Unlike previous concerns, the stock market is witnessing quite positive movements in the first half of May 2023, with the VN-Index increasing slightly by 1.5%. Liquidity also showed better signs of improvement, with trading volume increasing gradually in the second week of the month, showing that cash flow seems to be participating more actively.
In particular, although the market was still in a state of tension and traded in a narrow range during the past three months, the cash flow showed a flexible movement across industries, from tourism, agriculture, information technology, retail, seafood processing, energy, to raw materials, etc., so it still brings quite a big opportunity for investors who are quick and have good surfing ability.
As for foreign investors, after net selling of nearly VND 2,780 billion on HOSE in April, this group continued to net sell more than VND 1,022 billion in the first half of May, mainly due to the fact that cash flow through ETFs continued to be net withdrawn. The selling force of foreign investors is one of the factors that partly influenced the psychology of domestic investors and contributed to restraining the market in recent months.
Most of the previous forecasts of securities companies were quite cautious with the market movements in May, despite the fact that the market movements so far have not had a big shock. A series of positive macro-policy news released recently, although not yet stimulating the market to rise sharply, has clearly become an important support for the market.
The nearest resistance zone of VN-Index is located near 1,090 points, corresponding to the 200-day moving average (MA 200). Previously, at the end of January and the beginning of April 2023, the VN-Index also declined again when approaching this MA 200. Therefore, it is likely that many investors will sell stocks in mass when the index approaches near MA200 again. On the contrary, in case VN-Index can break out and maintain firmly above this resistance line, cash flow will confidently participate more strongly.
The more important thing that investors need to pay attention to is that the monetary policy is gradually loosened again. After two reductions in operating interest rates in the second half of March, the State Bank of Vietnam (SBV) recently signaled that it may continue to reduce the operating interest rate again in the near future. Meanwhile, deposit interest rates at many banks reacted earlier when they continued to be adjusted down from the beginning of May until now.
The US Federal Reserve (Fed) or some other central banks, after tightening monetary policy for more than a year now, still have to keep interest rates at a high level to cope with high inflation, even though it may bring recession risks to the economy.
In contrast, Vietnam seems to have reversed policy earlier, seeing how high interest rates can wreak havoc on the economy and businesses.
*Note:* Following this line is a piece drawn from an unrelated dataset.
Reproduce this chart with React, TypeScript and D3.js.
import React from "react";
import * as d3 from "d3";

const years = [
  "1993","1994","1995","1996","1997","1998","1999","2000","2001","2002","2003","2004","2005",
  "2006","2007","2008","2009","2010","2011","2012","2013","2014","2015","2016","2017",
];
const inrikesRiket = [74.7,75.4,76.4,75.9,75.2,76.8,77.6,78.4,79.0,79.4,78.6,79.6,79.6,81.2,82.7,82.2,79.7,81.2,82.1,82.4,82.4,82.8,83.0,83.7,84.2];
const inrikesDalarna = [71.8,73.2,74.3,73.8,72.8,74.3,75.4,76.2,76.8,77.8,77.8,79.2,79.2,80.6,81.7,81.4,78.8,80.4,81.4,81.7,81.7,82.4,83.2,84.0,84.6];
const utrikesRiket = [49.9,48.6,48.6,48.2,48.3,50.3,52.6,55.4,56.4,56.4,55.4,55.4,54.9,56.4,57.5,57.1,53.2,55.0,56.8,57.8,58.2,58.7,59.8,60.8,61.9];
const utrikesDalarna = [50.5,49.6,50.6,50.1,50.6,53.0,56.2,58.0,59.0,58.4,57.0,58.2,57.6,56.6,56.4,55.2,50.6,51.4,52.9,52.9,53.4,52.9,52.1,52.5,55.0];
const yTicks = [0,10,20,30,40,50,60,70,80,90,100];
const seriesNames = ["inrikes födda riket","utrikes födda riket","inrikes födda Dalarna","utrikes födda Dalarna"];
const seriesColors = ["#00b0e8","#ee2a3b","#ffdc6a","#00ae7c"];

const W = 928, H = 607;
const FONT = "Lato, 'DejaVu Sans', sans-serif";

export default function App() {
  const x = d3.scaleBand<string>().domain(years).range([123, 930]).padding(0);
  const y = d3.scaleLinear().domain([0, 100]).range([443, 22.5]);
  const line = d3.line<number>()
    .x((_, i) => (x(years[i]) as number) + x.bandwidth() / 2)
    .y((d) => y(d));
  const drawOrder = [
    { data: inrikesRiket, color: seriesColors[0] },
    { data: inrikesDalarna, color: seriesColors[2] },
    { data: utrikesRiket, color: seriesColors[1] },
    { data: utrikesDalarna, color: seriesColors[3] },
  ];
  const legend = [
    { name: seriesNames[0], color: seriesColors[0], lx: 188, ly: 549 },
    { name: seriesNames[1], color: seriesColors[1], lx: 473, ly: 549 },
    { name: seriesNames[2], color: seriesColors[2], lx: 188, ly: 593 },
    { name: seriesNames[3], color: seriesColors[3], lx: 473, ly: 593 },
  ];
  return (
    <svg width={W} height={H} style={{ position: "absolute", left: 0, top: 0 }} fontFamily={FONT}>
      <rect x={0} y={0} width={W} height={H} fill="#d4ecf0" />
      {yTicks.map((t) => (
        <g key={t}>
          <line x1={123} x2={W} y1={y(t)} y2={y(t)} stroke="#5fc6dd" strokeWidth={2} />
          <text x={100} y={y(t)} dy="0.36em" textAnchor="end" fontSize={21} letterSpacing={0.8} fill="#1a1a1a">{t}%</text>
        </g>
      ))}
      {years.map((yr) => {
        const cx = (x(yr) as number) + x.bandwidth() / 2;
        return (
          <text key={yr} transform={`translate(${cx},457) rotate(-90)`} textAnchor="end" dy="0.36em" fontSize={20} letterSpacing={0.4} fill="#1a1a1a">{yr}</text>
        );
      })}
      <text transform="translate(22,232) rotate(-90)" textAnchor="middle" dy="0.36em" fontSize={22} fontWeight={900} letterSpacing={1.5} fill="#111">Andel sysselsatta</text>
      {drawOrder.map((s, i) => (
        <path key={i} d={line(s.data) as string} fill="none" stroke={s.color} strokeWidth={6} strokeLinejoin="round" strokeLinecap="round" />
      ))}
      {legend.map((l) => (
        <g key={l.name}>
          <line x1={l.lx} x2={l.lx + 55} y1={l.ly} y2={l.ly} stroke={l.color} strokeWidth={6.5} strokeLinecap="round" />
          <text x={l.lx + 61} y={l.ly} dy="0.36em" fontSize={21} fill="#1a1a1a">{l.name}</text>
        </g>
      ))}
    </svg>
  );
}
This was achieved thanks to the fact that Vietnam's inflation, after great pressures in 2022, have cooled down significantly in the first months of 2023, along with the exchange rate being stable again and system liquidity becoming more abundant.
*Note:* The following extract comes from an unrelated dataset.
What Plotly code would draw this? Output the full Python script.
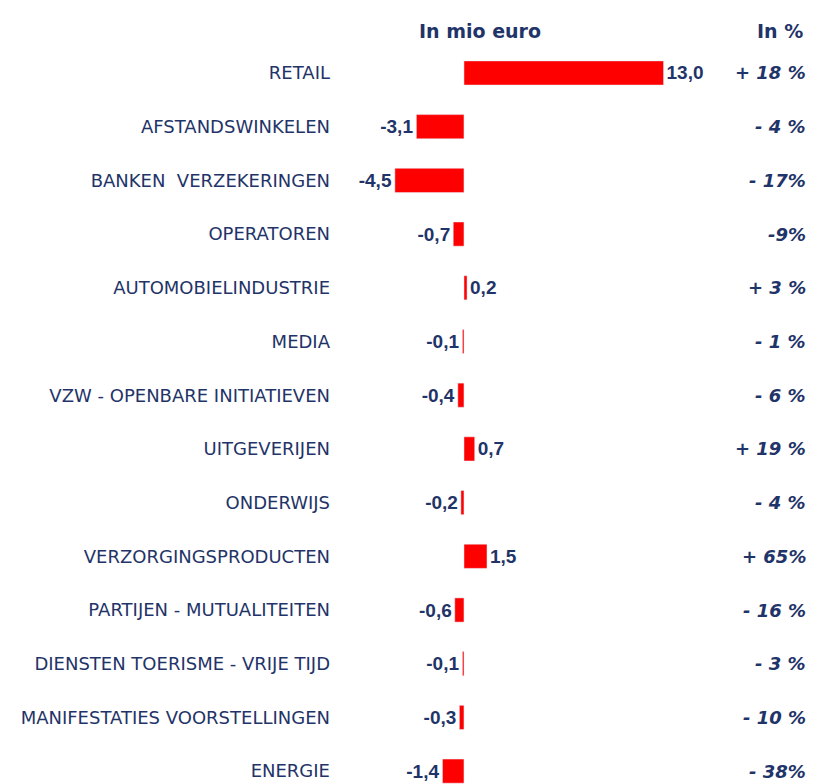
import plotly.graph_objects as go

sectors = ["RETAIL", "AFSTANDSWINKELEN", "BANKEN  VERZEKERINGEN", "OPERATOREN",
           "AUTOMOBIELINDUSTRIE", "MEDIA", "VZW - OPENBARE INITIATIEVEN",
           "UITGEVERIJEN", "ONDERWIJS", "VERZORGINGSPRODUCTEN",
           "PARTIJEN - MUTUALITEITEN", "DIENSTEN TOERISME - VRIJE TIJD",
           "MANIFESTATIES VOORSTELLINGEN", "ENERGIE"]
mio_euro = [13.0, -3.1, -4.5, -0.7, 0.2, -0.1, -0.4, 0.7, -0.2, 1.5, -0.6, -0.1, -0.3, -1.4]
pct_labels = ["+ 18 %", "- 4 %", "- 17%", "-9%", "+ 3 %", "- 1 %", "- 6 %",
              "+ 19 %", "- 4 %", "+ 65%", "- 16 %", "- 3 %", "- 10 %", "- 38%"]

navy = "#1F3468"

fig = go.Figure(go.Bar(
    x=mio_euro, y=sectors, orientation="h",
    marker_color="#FF0000", width=0.45,
    texttemplate="%{x:.1f}", textposition="outside", constraintext="none",
    textfont=dict(family="Liberation Sans", size=19, color=navy, weight="bold"),
    cliponaxis=False,
))

for s, p in zip(sectors, pct_labels):
    fig.add_annotation(x=1, xref="paper", y=s, yref="y", text=p, showarrow=False,
                       xanchor="right", xshift=-6,
                       font=dict(family="DejaVu Sans", size=18, color=navy,
                                 weight="bold", style="italic"))

fig.add_annotation(x=1.04, xref="x", y=1 - 10 / 776, yref="paper", text="In mio euro",
                   showarrow=False, font=dict(family="DejaVu Sans", size=19, color=navy, weight="bold"))
fig.add_annotation(x=1, xref="paper", y=1 - 10 / 776, yref="paper", text="In %",
                   showarrow=False, xanchor="right", xshift=-9,
                   font=dict(family="DejaVu Sans", size=19, color=navy, weight="bold"))

fig.update_layout(
    width=806, height=776, margin=dict(l=331, r=0, t=0, b=0),
    paper_bgcolor="white", plot_bgcolor="white", showlegend=False,
    separators=",.",
    xaxis=dict(range=[-8.14, 22.8], visible=False, fixedrange=True),
    yaxis=dict(range=[13.24, -1.21], showgrid=False, zeroline=False, ticks="",
               ticklabelstandoff=8,
               tickfont=dict(family="DejaVu Sans", size=18, color=navy)),
)

fig.write_html("out.html")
Other markets that have struggled in recent times like the corporate bond market or the real estate market have also been recently supported by many policies. In addition, a number of large real estate projects in many localities have gradually been cleared of legal obstacles so that they can continue to be implemented.
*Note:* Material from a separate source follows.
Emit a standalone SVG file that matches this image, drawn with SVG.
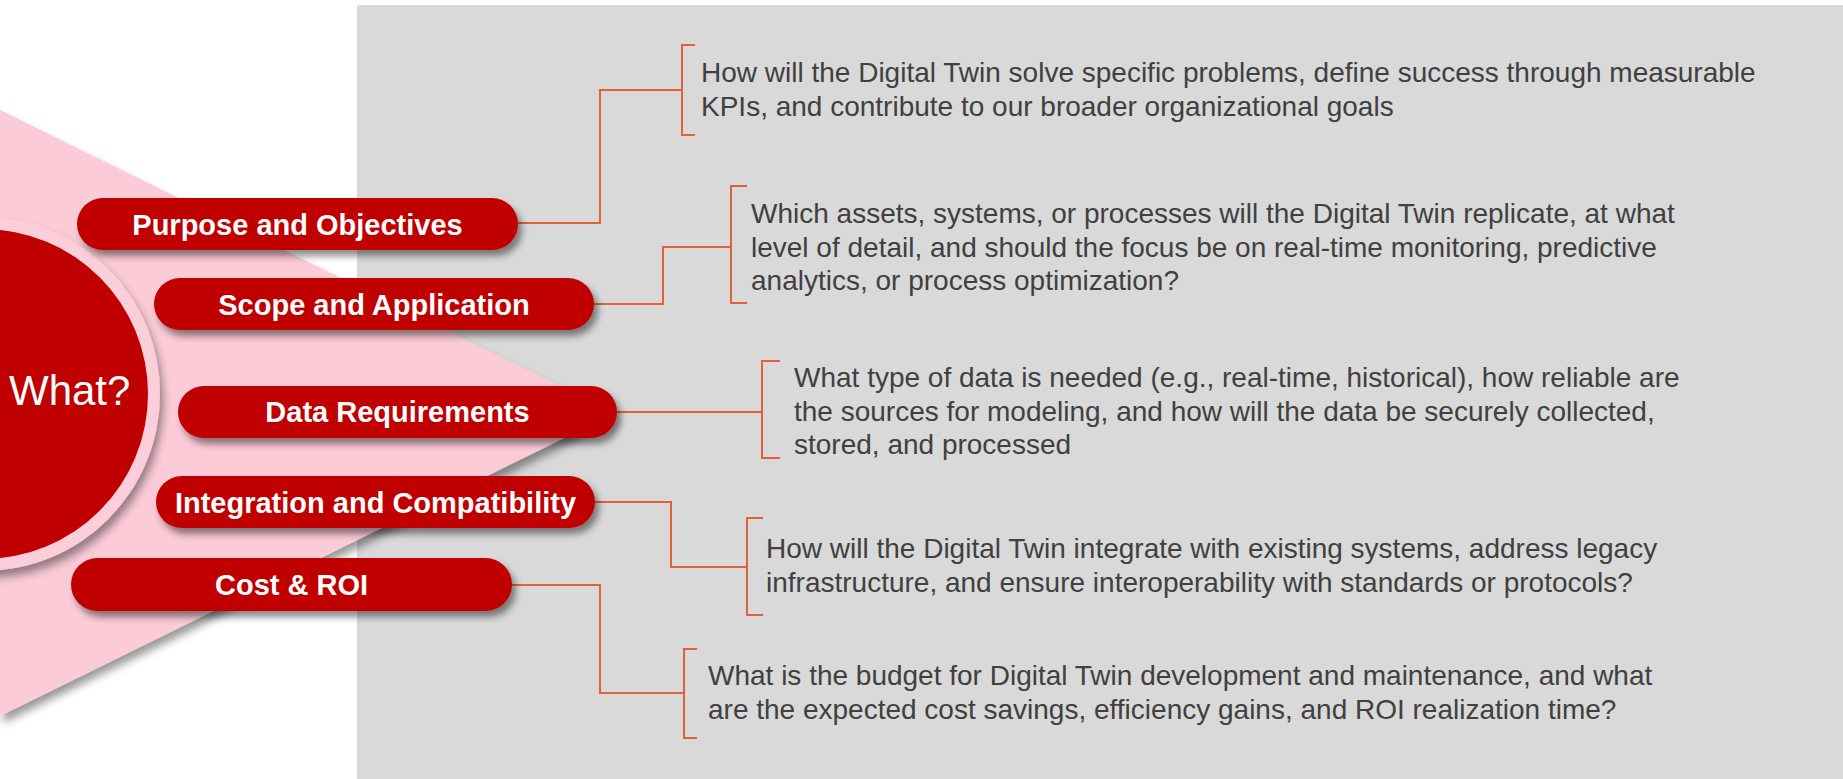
<svg xmlns="http://www.w3.org/2000/svg" width="1843" height="779" viewBox="0 0 1843 779">
<defs>
<filter id="sh" x="-20%" y="-30%" width="150%" height="180%">
<feDropShadow dx="4" dy="6" stdDeviation="3.5" flood-color="#000" flood-opacity="0.45"/>
</filter>
<filter id="shT" x="-10%" y="-10%" width="130%" height="130%">
<feDropShadow dx="3" dy="7" stdDeviation="4" flood-color="#000" flood-opacity="0.4"/>
</filter>
<style>
.pill{fill:#c00000;filter:url(#sh)}
.pt{font-family:"Liberation Sans",Arial,sans-serif;font-weight:bold;font-size:29px;fill:#fff;text-anchor:middle}
.q{font-family:"Liberation Sans",Arial,sans-serif;font-size:28px;fill:#404040}
.con{fill:none;stroke:#e2603a;stroke-width:2}
</style>
</defs>
<rect x="357" y="5" width="1486" height="774" fill="#d9d9d9"/>
<polygon points="0,110 615,413 0,716" fill="#fbcbd7" filter="url(#shT)"/>
<g id="what">
<circle cx="-17" cy="394" r="177" fill="#fbcfda" filter="url(#shT)"/>
<circle cx="-17" cy="394" r="165" fill="#c00000"/>
<text x="9" y="405" font-family="Liberation Sans,Arial,sans-serif" font-size="42" fill="#fff">What?</text>
</g>
<g id="connectors">
<path class="con" d="M518,223 H600 V90 H682"/>
<path class="con" d="M695,45 H682 V135 H695"/>
<path class="con" d="M594,304 H663 V247 H731"/>
<path class="con" d="M747,186 H731 V303 H747"/>
<path class="con" d="M617,412 H762"/>
<path class="con" d="M780,361 H762 V458 H780"/>
<path class="con" d="M595,502 H671 V567 H747"/>
<path class="con" d="M763,518 H747 V615 H763"/>
<path class="con" d="M512,585 H600 V693 H684"/>
<path class="con" d="M697,649 H684 V738 H697"/>
</g>
<g id="n1">
<rect class="pill" x="77" y="198" width="441" height="52" rx="26"/>
<text class="pt" x="297.5" y="235">Purpose and Objectives</text>
<text class="q" x="701" y="82">How will the Digital Twin solve specific problems, define success through measurable</text>
<text class="q" x="701" y="115.5">KPIs, and contribute to our broader organizational goals</text>
</g>
<g id="n2">
<rect class="pill" x="154" y="278" width="440" height="52" rx="26"/>
<text class="pt" x="374" y="315">Scope and Application</text>
<text class="q" x="751" y="223">Which assets, systems, or processes will the Digital Twin replicate, at what</text>
<text class="q" x="751" y="256.5">level of detail, and should the focus be on real-time monitoring, predictive</text>
<text class="q" x="751" y="290">analytics, or process optimization?</text>
</g>
<g id="n3">
<rect class="pill" x="178" y="386" width="439" height="52" rx="26"/>
<text class="pt" x="397.5" y="422">Data Requirements</text>
<text class="q" x="794" y="387">What type of data is needed (e.g., real-time, historical), how reliable are</text>
<text class="q" x="794" y="420.5">the sources for modeling, and how will the data be securely collected,</text>
<text class="q" x="794" y="454">stored, and processed</text>
</g>
<g id="n4">
<rect class="pill" x="156" y="476" width="439" height="52" rx="26"/>
<text class="pt" x="375.5" y="513">Integration and Compatibility</text>
<text class="q" x="766" y="558">How will the Digital Twin integrate with existing systems, address legacy</text>
<text class="q" x="766" y="592">infrastructure, and ensure interoperability with standards or protocols?</text>
</g>
<g id="n5">
<rect class="pill" x="71" y="558" width="441" height="53" rx="26.5"/>
<text class="pt" x="291.5" y="595">Cost &amp; ROI</text>
<text class="q" x="708" y="685">What is the budget for Digital Twin development and maintenance, and what</text>
<text class="q" x="708" y="719">are the expected cost savings, efficiency gains, and ROI realization time?</text>
</g>
</svg>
Now, with interest rates falling again, it is easy to understand why many forecasters believe that business results will start to recover from the second quarter, before growing higher in the second half of 2023. Profits of many businesses hit the bottom in the first quarter, with a sharp decline, even loss.
In particular, the recently issued Circular 02/2023/TT-NHNN not only helps banks reduce the pressure of bad debt transfer and provisioning, but also creates favorable conditions for businesses to access financial resources and improve cash flow. Therefore, it is reasonable to expect that banking stocks will perform better in the near future and be an important driver leading the market. The securities group can also benefit from the positive outlook of the market.
In a recent assessment report, Dragon Capital Fund said that although bad debt is still a concern, systemic risk has been significantly reduced. While the recovery of the real estate industry depends on small and medium-sized stocks, stocks of private banks, which benefit more from this policy than state-owned banks, also have better price increase.
In addition, the group of electricity stocks is also receiving attention when the power plan VIII was officially approved by the Government on May 15. In particular, renewable power businesses will benefit when there is a plan that prioritizes the development of renewable energy, making it account for about 31-39% by 2030, equivalent to 5,000-10,000 MW. The figure can increase to 47% with the conditions of commitment under the political declaration on establishing a just energy transition partnership (JETP). The proportion of this power source in the system is expected to increase to 67.5-71.5% by 2050.